— BEGIN AVAILABLE DATA —

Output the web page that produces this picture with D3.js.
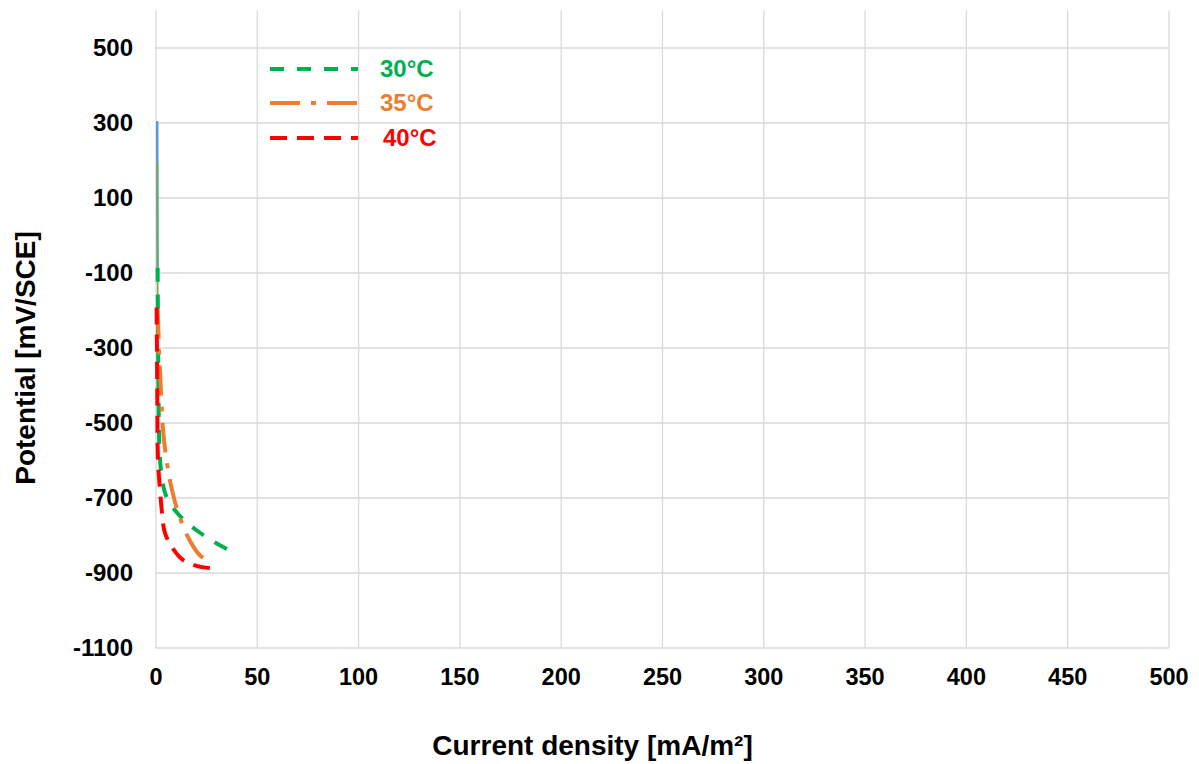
<!DOCTYPE html>
<html>
<head>
<meta charset="utf-8">
<script src="https://cdn.jsdelivr.net/npm/d3@7"></script>
<style>
  body { margin: 0; background: #fff; }
  text { font-family: "Liberation Sans", Arial, sans-serif; font-weight: bold; }
</style>
</head>
<body>
<div id="chart"></div>
<script>
// data: [current density mA/m², potential mV/SCE]
var blueSeries = [[0.6, 305], [0.65, 150], [0.7, 0], [0.8, -85]];
var lightGreenSeries = [[0.7, 195], [0.75, 0], [0.8, -100], [0.9, -170]];
var series30 = [[0.8, -85], [1, -250], [1.3, -450], [1.8, -580], [3, -650], [5, -695], [9, -730], [14, -760], [21, -790], [28, -815], [35, -836]];
var series35 = [[0.8, -190], [1.5, -300], [2.5, -420], [3.5, -520], [5.5, -610], [8, -681], [11, -740], [15.8, -804], [20.7, -847], [23.2, -860]];
var series40 = [[0.3, -165], [0.6, -400], [1, -600], [2, -680], [3, -740], [4.4, -793], [7.9, -831], [13.3, -865], [20, -881], [26.6, -887]];

var xTicks = [0, 50, 100, 150, 200, 250, 300, 350, 400, 450, 500];
var yTicks = [500, 300, 100, -100, -300, -500, -700, -900, -1100];
var legendNames = ["30°C", "35°C", "40°C"];

var W = 1199, H = 764;
var margin = {top: 10.5, right: 30, bottom: 116, left: 156};

var svg = d3.select("#chart").append("svg")
    .attr("width", W).attr("height", H);

var x = d3.scaleLinear().domain([0, 500]).range([margin.left, 1169]);
var y = d3.scaleLinear().domain([-1100, 600]).range([648, margin.top]);

// gridlines
svg.append("g").selectAll("line.h")
  .data(yTicks)
  .join("line")
  .attr("x1", x(0)).attr("x2", x(500))
  .attr("y1", d => y(d)).attr("y2", d => y(d))
  .style("stroke", "#d9d9d9").style("stroke-width", 1.3);

svg.append("g").selectAll("line.v")
  .data(xTicks)
  .join("line")
  .attr("x1", d => x(d)).attr("x2", d => x(d))
  .attr("y1", y(600)).attr("y2", y(-1100))
  .style("stroke", "#d9d9d9").style("stroke-width", 1.3);

// tick labels
svg.append("g").selectAll("text")
  .data(yTicks)
  .join("text")
  .attr("x", 133)
  .attr("y", d => y(d) + 8)
  .attr("text-anchor", "end")
  .attr("font-size", 24)
  .text(d => d);

svg.append("g").selectAll("text")
  .data(xTicks)
  .join("text")
  .attr("x", d => x(d))
  .attr("y", 685)
  .attr("text-anchor", "middle")
  .attr("font-size", 23.5)
  .text(d => d);

// axis titles
svg.append("text")
  .attr("x", (x(0) + x(500)) / 2 - 70)
  .attr("y", 755)
  .attr("text-anchor", "middle")
  .attr("font-size", 28)
  .text("Current density [mA/m²]");

svg.append("text")
  .attr("transform", `translate(35,${358}) rotate(-90)`)
  .attr("text-anchor", "middle")
  .attr("font-size", 28)
  .text("Potential [mV/SCE]");

var line = d3.line()
  .x(d => x(d[0]))
  .y(d => y(d[1]))
  .curve(d3.curveCatmullRom);

var styles = [
  {data: blueSeries, color: "#5b9bd5", width: 2.5, dash: null},
  {data: lightGreenSeries, color: "#70ad47", width: 1.6, dash: null},
  {data: series30, color: "#00b050", width: 4, dash: [14, 13]},
  {data: series35, color: "#ed7d31", width: 4, dash: [30, 11, 5, 11]},
  {data: series40, color: "#ff0000", width: 4, dash: [17, 10]}
];

svg.append("g").selectAll("path")
  .data(styles)
  .join("path")
  .attr("d", d => line(d.data))
  .style("fill", "none")
  .style("stroke", d => d.color)
  .style("stroke-width", d => d.width)
  .style("stroke-dasharray", d => d.dash ? d.dash.join(",") : null)
  .each(function(d) {
    // make the dash pattern finish on a dash at the end of the curve
    if (!d.dash) return;
    var period = d3.sum(d.dash);
    var len = this.getTotalLength();
    var off = (d.dash[0] - (len % period) + period) % period;
    d3.select(this).style("stroke-dashoffset", off);
  });

// legend
var legendStyles = styles.slice(2);
var legendY = [69, 103, 138];
var legend = svg.selectAll(".legend")
  .data(legendNames)
  .join("g")
  .attr("class", "legend");

legend.append("line")
  .attr("x1", 270).attr("x2", 358)
  .attr("y1", (d, i) => legendY[i]).attr("y2", (d, i) => legendY[i])
  .style("stroke", (d, i) => legendStyles[i].color)
  .style("stroke-width", 4)
  .style("stroke-dasharray", (d, i) => legendStyles[i].dash.join(","));

legend.append("text")
  .attr("x", (d, i) => i == 2 ? 383 : 380)
  .attr("y", (d, i) => legendY[i] + 8)
  .attr("font-size", 24)
  .style("fill", (d, i) => legendStyles[i].color)
  .text(d => d);
</script>
</body>
</html>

— END AVAILABLE DATA —

-- WRITTEN EXERCISE --
Exactly restate the lines from the beginning of the data through the line with "d3.scaleLinear().domain([-1100, 600]).range([648, margin.top]);", and no others, keeping pictures out.

-- IN RESPONSE --
Output the web page that produces this picture with D3.js.
<!DOCTYPE html>
<html>
<head>
<meta charset="utf-8">
<script src="https://cdn.jsdelivr.net/npm/d3@7"></script>
<style>
  body { margin: 0; background: #fff; }
  text { font-family: "Liberation Sans", Arial, sans-serif; font-weight: bold; }
</style>
</head>
<body>
<div id="chart"></div>
<script>
// data: [current density mA/m², potential mV/SCE]
var blueSeries = [[0.6, 305], [0.65, 150], [0.7, 0], [0.8, -85]];
var lightGreenSeries = [[0.7, 195], [0.75, 0], [0.8, -100], [0.9, -170]];
var series30 = [[0.8, -85], [1, -250], [1.3, -450], [1.8, -580], [3, -650], [5, -695], [9, -730], [14, -760], [21, -790], [28, -815], [35, -836]];
var series35 = [[0.8, -190], [1.5, -300], [2.5, -420], [3.5, -520], [5.5, -610], [8, -681], [11, -740], [15.8, -804], [20.7, -847], [23.2, -860]];
var series40 = [[0.3, -165], [0.6, -400], [1, -600], [2, -680], [3, -740], [4.4, -793], [7.9, -831], [13.3, -865], [20, -881], [26.6, -887]];

var xTicks = [0, 50, 100, 150, 200, 250, 300, 350, 400, 450, 500];
var yTicks = [500, 300, 100, -100, -300, -500, -700, -900, -1100];
var legendNames = ["30°C", "35°C", "40°C"];

var W = 1199, H = 764;
var margin = {top: 10.5, right: 30, bottom: 116, left: 156};

var svg = d3.select("#chart").append("svg")
    .attr("width", W).attr("height", H);

var x = d3.scaleLinear().domain([0, 500]).range([margin.left, 1169]);
var y = d3.scaleLinear().domain([-1100, 600]).range([648, margin.top]);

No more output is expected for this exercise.